* YOUR OBJECTIVE: Can you write out the whole listing exactly?

* STORED DATA:
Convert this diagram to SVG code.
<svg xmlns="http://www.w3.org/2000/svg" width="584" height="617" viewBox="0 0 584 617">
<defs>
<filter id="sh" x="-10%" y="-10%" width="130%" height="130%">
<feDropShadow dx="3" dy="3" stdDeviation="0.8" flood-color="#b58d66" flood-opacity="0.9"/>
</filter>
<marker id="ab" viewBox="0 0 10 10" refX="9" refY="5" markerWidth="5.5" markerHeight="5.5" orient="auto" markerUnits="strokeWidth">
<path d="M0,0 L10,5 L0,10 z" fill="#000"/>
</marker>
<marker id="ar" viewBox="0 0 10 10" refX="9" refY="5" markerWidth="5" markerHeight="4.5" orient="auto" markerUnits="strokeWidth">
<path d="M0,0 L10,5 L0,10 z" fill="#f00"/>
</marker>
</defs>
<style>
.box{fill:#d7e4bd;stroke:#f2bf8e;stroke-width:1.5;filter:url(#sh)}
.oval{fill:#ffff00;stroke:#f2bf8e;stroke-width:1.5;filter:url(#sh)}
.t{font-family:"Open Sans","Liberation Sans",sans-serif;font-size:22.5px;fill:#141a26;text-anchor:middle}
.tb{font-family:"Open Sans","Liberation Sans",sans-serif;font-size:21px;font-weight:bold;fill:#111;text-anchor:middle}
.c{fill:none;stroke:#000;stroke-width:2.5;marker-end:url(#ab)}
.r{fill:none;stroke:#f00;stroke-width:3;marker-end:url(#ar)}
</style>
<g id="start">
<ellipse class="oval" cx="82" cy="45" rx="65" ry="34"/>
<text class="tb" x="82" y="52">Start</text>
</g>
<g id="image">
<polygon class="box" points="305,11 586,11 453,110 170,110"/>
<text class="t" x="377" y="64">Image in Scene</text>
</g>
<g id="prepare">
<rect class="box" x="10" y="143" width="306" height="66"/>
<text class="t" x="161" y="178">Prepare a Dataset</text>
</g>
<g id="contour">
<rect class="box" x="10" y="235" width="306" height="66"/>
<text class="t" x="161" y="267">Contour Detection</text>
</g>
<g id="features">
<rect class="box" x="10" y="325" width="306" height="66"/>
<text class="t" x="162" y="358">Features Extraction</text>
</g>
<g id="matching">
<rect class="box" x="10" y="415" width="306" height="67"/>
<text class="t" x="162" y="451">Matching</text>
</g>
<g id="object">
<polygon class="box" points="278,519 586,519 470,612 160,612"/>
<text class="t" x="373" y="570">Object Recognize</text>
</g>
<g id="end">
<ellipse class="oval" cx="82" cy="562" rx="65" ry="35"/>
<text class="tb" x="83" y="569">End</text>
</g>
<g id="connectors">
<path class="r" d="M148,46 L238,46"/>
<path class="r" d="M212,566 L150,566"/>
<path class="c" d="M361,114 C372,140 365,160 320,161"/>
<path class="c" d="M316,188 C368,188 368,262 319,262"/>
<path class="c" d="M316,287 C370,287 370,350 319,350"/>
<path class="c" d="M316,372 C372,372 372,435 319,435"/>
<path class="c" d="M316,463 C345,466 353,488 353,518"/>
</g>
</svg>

* FINAL RESULT:
Convert this diagram to SVG code.
<svg xmlns="http://www.w3.org/2000/svg" width="584" height="617" viewBox="0 0 584 617">
<defs>
<filter id="sh" x="-10%" y="-10%" width="130%" height="130%">
<feDropShadow dx="3" dy="3" stdDeviation="0.8" flood-color="#b58d66" flood-opacity="0.9"/>
</filter>
<marker id="ab" viewBox="0 0 10 10" refX="9" refY="5" markerWidth="5.5" markerHeight="5.5" orient="auto" markerUnits="strokeWidth">
<path d="M0,0 L10,5 L0,10 z" fill="#000"/>
</marker>
<marker id="ar" viewBox="0 0 10 10" refX="9" refY="5" markerWidth="5" markerHeight="4.5" orient="auto" markerUnits="strokeWidth">
<path d="M0,0 L10,5 L0,10 z" fill="#f00"/>
</marker>
</defs>
<style>
.box{fill:#d7e4bd;stroke:#f2bf8e;stroke-width:1.5;filter:url(#sh)}
.oval{fill:#ffff00;stroke:#f2bf8e;stroke-width:1.5;filter:url(#sh)}
.t{font-family:"Open Sans","Liberation Sans",sans-serif;font-size:22.5px;fill:#141a26;text-anchor:middle}
.tb{font-family:"Open Sans","Liberation Sans",sans-serif;font-size:21px;font-weight:bold;fill:#111;text-anchor:middle}
.c{fill:none;stroke:#000;stroke-width:2.5;marker-end:url(#ab)}
.r{fill:none;stroke:#f00;stroke-width:3;marker-end:url(#ar)}
</style>
<g id="start">
<ellipse class="oval" cx="82" cy="45" rx="65" ry="34"/>
<text class="tb" x="82" y="52">Start</text>
</g>
<g id="image">
<polygon class="box" points="305,11 586,11 453,110 170,110"/>
<text class="t" x="377" y="64">Image in Scene</text>
</g>
<g id="prepare">
<rect class="box" x="10" y="143" width="306" height="66"/>
<text class="t" x="161" y="178">Prepare a Dataset</text>
</g>
<g id="contour">
<rect class="box" x="10" y="235" width="306" height="66"/>
<text class="t" x="161" y="267">Contour Detection</text>
</g>
<g id="features">
<rect class="box" x="10" y="325" width="306" height="66"/>
<text class="t" x="162" y="358">Features Extraction</text>
</g>
<g id="matching">
<rect class="box" x="10" y="415" width="306" height="67"/>
<text class="t" x="162" y="451">Matching</text>
</g>
<g id="object">
<polygon class="box" points="278,519 586,519 470,612 160,612"/>
<text class="t" x="373" y="570">Object Recognize</text>
</g>
<g id="end">
<ellipse class="oval" cx="82" cy="562" rx="65" ry="35"/>
<text class="tb" x="83" y="569">End</text>
</g>
<g id="connectors">
<path class="r" d="M148,46 L238,46"/>
<path class="r" d="M212,566 L150,566"/>
<path class="c" d="M361,114 C372,140 365,160 320,161"/>
<path class="c" d="M316,188 C368,188 368,262 319,262"/>
<path class="c" d="M316,287 C370,287 370,350 319,350"/>
<path class="c" d="M316,372 C372,372 372,435 319,435"/>
<path class="c" d="M316,463 C345,466 353,488 353,518"/>
</g>
</svg>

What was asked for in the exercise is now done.